Vulnerable emerging markets

 

 

 

 

L'effet sur les flux d’échanges commerciaux pourrait aider les exportateurs (de matières premières), mais le protectionnisme aurait un effet nuisible à long terme.

Les pays sont également affectés directement par les résultats des élections américaines et par le resserrement potentiel de la politique de la Fed. Des taux directeurs américains supérieurs renforceraient le dollar américain et cet effet pourrait être double. D'une part, ils augmenteraient le pouvoir d'achat national et, donc, la demande en termes d'importations. Cette tendance serait renforcée par une croissance plus soutenue du PIB et des taux d'investissements supérieurs (baisse de l'épargne). Tout ceci contribuerait à augmenter le déficit du compte courant américain et à stimuler la croissance parmi les partenaires commerciaux. D'autre part, le dollar plus fort pèserait sur les balances commerciales des EME.  Des monnaies nationales plus faibles pourraient engendrer une chute des revenus d'exportations des partenaires commerciaux, tout en augmentant les coûts d'importation en monnaie nationale.

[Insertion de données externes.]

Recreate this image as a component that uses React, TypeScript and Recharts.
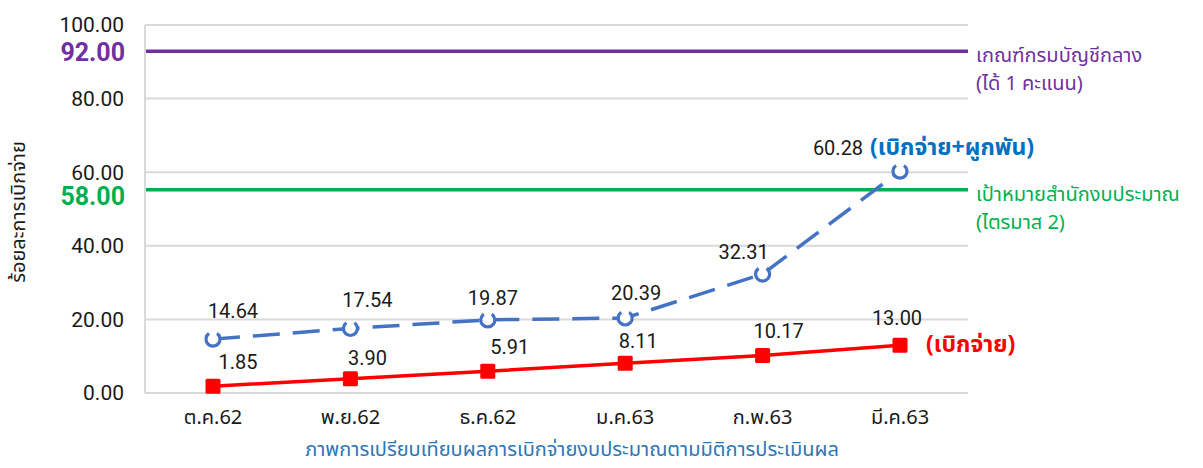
import { LineChart, Line, XAxis, YAxis, CartesianGrid, ReferenceLine } from "recharts";

const months = ["ต.ค.62", "พ.ย.62", "ธ.ค.62", "ม.ค.63", "ก.พ.63", "มี.ค.63"];
const committed = [14.64, 17.54, 19.87, 20.39, 32.31, 60.28];
const disbursed = [1.85, 3.9, 5.91, 8.11, 10.17, 13.0];
const yTicks = [0, 20, 40, 60, 80, 100];

// where the two target lines sit in the picture, and what their labels say
const cgdLine = 92.9;
const cgdLabel = "92.00";
const budgetLine = 55.2;
const budgetLabel = "58.00";

// label nudges (dx, dy) per point, as in the original Excel chart
const committedShift = [[20, -28], [17, -28], [5, -22], [11, -25], [-19, -22], [-62, -23]];
const disbursedShift = [[25, -24], [17, -21], [22, -24], [13, -22], [16, -25], [-3, -27]];

const data = months.map((m, i) => ({ month: m, committed: committed[i], disbursed: disbursed[i] }));

const FONT = "'Noto Sans Thai', Tahoma, Roboto, sans-serif";
const NUM_FONT = "Roboto, 'Noto Sans', sans-serif";

const OpenCircle = (props: any) => {
  const { cx, cy } = props;
  if (cx == null || cy == null) return null;
  return (
    <g>
      <circle cx={cx} cy={cy} r={7} fill="#fff" />
      <path
        d={`M ${cx + 4} ${cy - 5.7} A 7 7 0 1 1 ${cx - 4} ${cy - 5.7}`}
        fill="none"
        stroke="#4472C4"
        strokeWidth={3.2}
      />
    </g>
  );
};

const RedSquare = (props: any) => {
  const { cx, cy } = props;
  if (cx == null || cy == null) return null;
  return <rect x={cx - 7.5} y={cy - 7.5} width={15} height={15} rx={1.5} fill="#FF0000" />;
};

const makeLabel = (
  shift: number[][],
  values: number[],
  tag: string,
  tagColor: string,
  tagDx: number,
  tagDy: number
) => (props: any) => {
  const { x, y, index } = props;
  const [dx, dy] = shift[index];
  const isLast = index === values.length - 1;
  return (
    <g>
      <text x={x + dx} y={y + dy} textAnchor="middle" dominantBaseline="central" fontFamily={NUM_FONT} fontSize={20} fill="#1a1a1a">
        {values[index].toFixed(2)}
      </text>
      {isLast && (
        <text x={x + tagDx} y={y + tagDy} textAnchor="start" dominantBaseline="central" fontFamily={FONT} fontSize={23} fontWeight={700} fill={tagColor}>
          {tag}
        </text>
      )}
    </g>
  );
};

const targetLabel = (value: string, color: string, line1: string, line2: string, valueDy: number) => (props: any) => {
  const { viewBox } = props;
  const { x, y, width } = viewBox;
  return (
    <g>
      <text x={x - 20} y={y + valueDy} textAnchor="end" dominantBaseline="central" fontFamily={NUM_FONT} fontSize={25} fontWeight={700} fill={color}>
        {value}
      </text>
      <text x={x + width + 8} y={y + 5} textAnchor="start" dominantBaseline="central" fontFamily={FONT} fontSize={20} fill={color}>
        {line1}
      </text>
      <text x={x + width + 8} y={y + 33} textAnchor="start" dominantBaseline="central" fontFamily={FONT} fontSize={20} fill={color}>
        {line2}
      </text>
    </g>
  );
};

export default function App() {
  return (
    <div style={{ position: "absolute", left: 0, top: 0, width: 1203, height: 468, background: "#fff" }}>
      <LineChart width={1203} height={468} data={data} margin={{ top: 25, right: 235, bottom: 30, left: 0 }}>
        <CartesianGrid vertical={false} stroke="#D9D9D9" strokeWidth={2} />
        <XAxis
          dataKey="month"
          height={45}
          padding={{ left: 68, right: 68 }}
          axisLine={false}
          tickLine={false}
          tickSize={0}
          tickMargin={17}
          tick={{ fontFamily: FONT, fontSize: 20, fill: "#1a1a1a" }}
          interval={0}
        />
        <YAxis
          width={145}
          domain={[0, 100]}
          ticks={yTicks}
          tickFormatter={(v: number) => v.toFixed(2)}
          axisLine={{ stroke: "#D9D9D9", strokeWidth: 2 }}
          tickLine={false}
          tickSize={0}
          tickMargin={21}
          tick={{ fontFamily: NUM_FONT, fontSize: 21, fill: "#1a1a1a" }}
        />
        <ReferenceLine
          y={cgdLine}
          stroke="#7030A0"
          strokeWidth={3.5}
          label={targetLabel(cgdLabel, "#7030A0", "เกณฑ์กรมบัญชีกลาง", "(ได้ 1 คะแนน)", 1)}
        />
        <ReferenceLine
          y={budgetLine}
          stroke="#00B050"
          strokeWidth={3.5}
          label={targetLabel(budgetLabel, "#00B050", "เป้าหมายสำนักงบประมาณ", "(ไตรมาส 2)", 7)}
        />
        <Line
          dataKey="disbursed"
          stroke="#FF0000"
          strokeWidth={3.5}
          dot={<RedSquare />}
          activeDot={false}
          isAnimationActive={false}
          label={makeLabel(disbursedShift, disbursed, "(เบิกจ่าย)", "#FF0000", 26, 0)}
        />
        <Line
          dataKey="committed"
          stroke="#4472C4"
          strokeWidth={3.5}
          strokeDasharray="27 13"
          dot={<OpenCircle />}
          activeDot={false}
          isAnimationActive={false}
          label={makeLabel(committedShift, committed, "(เบิกจ่าย+ผูกพัน)", "#0070C0", -30, -23)}
        />
        <text x={19} y={212} transform="rotate(-90 19 212)" textAnchor="middle" dominantBaseline="central" fontFamily={FONT} fontSize={20} fill="#1a1a1a">
          ร้อยละการเบิกจ่าย
        </text>
        <text x={572} y={450} textAnchor="middle" dominantBaseline="central" fontFamily={FONT} fontSize={20} fill="#2E75B6">
          ภาพการเปรียบเทียบผลการเบิกจ่ายงบประมาณตามมิติการประเมินผล
        </text>
      </LineChart>
    </div>
  );
}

Les plans du Président Trump en termes d'investissements infrastructurels à grande échelle pourraient également bénéficier aux pays exportateurs de matières premières, essentiellement des produits de construction tels que l'acier et le fer. Les marchés émergents, et plus spécifiquement les pays d’Afrique subsaharienne (Sierra Leone et Zambie) et d'Amérique Latine (Chili et Pérou), pourraient voir leurs revenus d'exportations augmenter vu la part importante des exportations de minerais et de métaux dans leurs exportations totales. Toutefois, l'effet de la demande américaine soutenue sur les prix serait limité vu la part réduite de la demande mondiale pour ces matières premières détenus par les États-Unis (2% des importations mondiales de minerai de fer et 7% des importations mondiales d'acier, par rapport aux 66% et 42%, respectivement, pour la Chine).